My Dad and more……..

My father is very ill and in the last stages of his life, as we know him. I began to think about my father’s illuminated life full of wisdom and generosity. He centered his life on his family, his business and his community. He has always been generous and fair-minded. He obtained the goals and objectives he set for his life through hard work and perseverance. I love him and I am proud of him.

My father’s family originated in a shtetl called Grodno on the border of Poland and Russia. His father’s father left there and arrived in the late 1800, early 1900’s in New York. My great grandfather was a peddler. He yelled bottles, rags, rubber, etc. Just like the documentaries portray peddlers. At least he stayed true to himself and made his way to San Francisco where he opened a scrap yard. There were two brothers, one Joseph, mine and another Sam. Both brothers ran the business and somehow, Sam ended up going his own way. My father came to Huntington Park because his father sent him and his brother Stanley to open a new branch of the scrap business. Brother Stanley returned to San Francisco to help with the business there and my father stayed here to continue running the Huntington Park branch.

I was lucky to find myself on an Insight Tour to Russia starting in Warsaw. The name Insight could have not held any truer. I felt a presence with me for several days as we traveled from Warsaw to Belarus and the town of Minsk. My ancestors did all they could to contact me and let me know that I was welcome and wanted. This sounds insane and could be misconstrued, but it is the truth. My ancestors greeted me, blew my hair and told me things telepathically. When I wanted to buy amber they told me to taste it and I would know if it were the true thing. True Amber has a tangy taste and is unmistakable. I licked and tasted many an amber piece. I settled on one with a bug trapped inside. Unmistakably tangy and a true thing that occasionally hangs around my neck. The prickles on my arms and neck, cheeks and back never happened before I went to this part of the world. The essences of my father’s family are still there and they wanted me to know they were glad I had come. I did not know what I was experiencing until I came home and contacted the family historian. He said I had just traveled the roads our family had traveled and visited places they inhabited. Now I know there is the ability to transcend one plane of living into another if you want to badly enough. Now I know that you can perceive it, as well, if you want to baldly enough. What do you think?

1 Comment (+add yours?)

  1. JAN
    Feb 09, 2008 @ 12:30:06

    I just read your blog about your father. My sympathies for what you are going through. Just be with him as much as you can. You will never regret it. My parents died about 9 years ago, about a year apart. The sense of being alone, because you have never been without them, just leaves such an ache.My parents were always there, non judgmental, when we needed them. They were always willing to help. I have also been researching my roots. It just fills me with wonder and incredible respect in learning about the hardships encountered with leaving your home and starting again in a new country, with few resources and hard. hard work.

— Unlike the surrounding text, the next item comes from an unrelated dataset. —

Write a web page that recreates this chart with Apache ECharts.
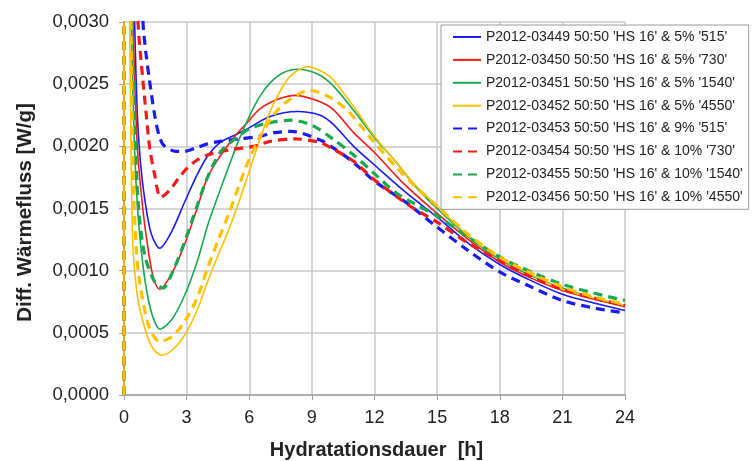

    My mother’s grandparents may have come from an area close to your great grandparents. It was part of the Austio-German Empire then, now part of Poland. They had been moved before because of religious persecution-early 1800’s, then again around 1880. They brought 4 children, 2 died en route to Saskatchewan where they homesteaded. They had a sod dwelling with no windows (no money) and made a mud stove for heat and cooking. They slept on the other farmers for money, and my great grandmother dug up Seneca roots.

    They went on to have 5 more children, and celebrated their 50th
    wedding anniversary. I love going to Sask.and seeing the old homestead, grave-sites, and church pictures. I would love to find the area where they came from in Europe. There is a book that tells the stories of many families that settled in the area, and mentions our family. I gave the book to my sister Nancy. I don’t think she ever read it, and I don’t want to lose it. I think there is a connection with the past as you do.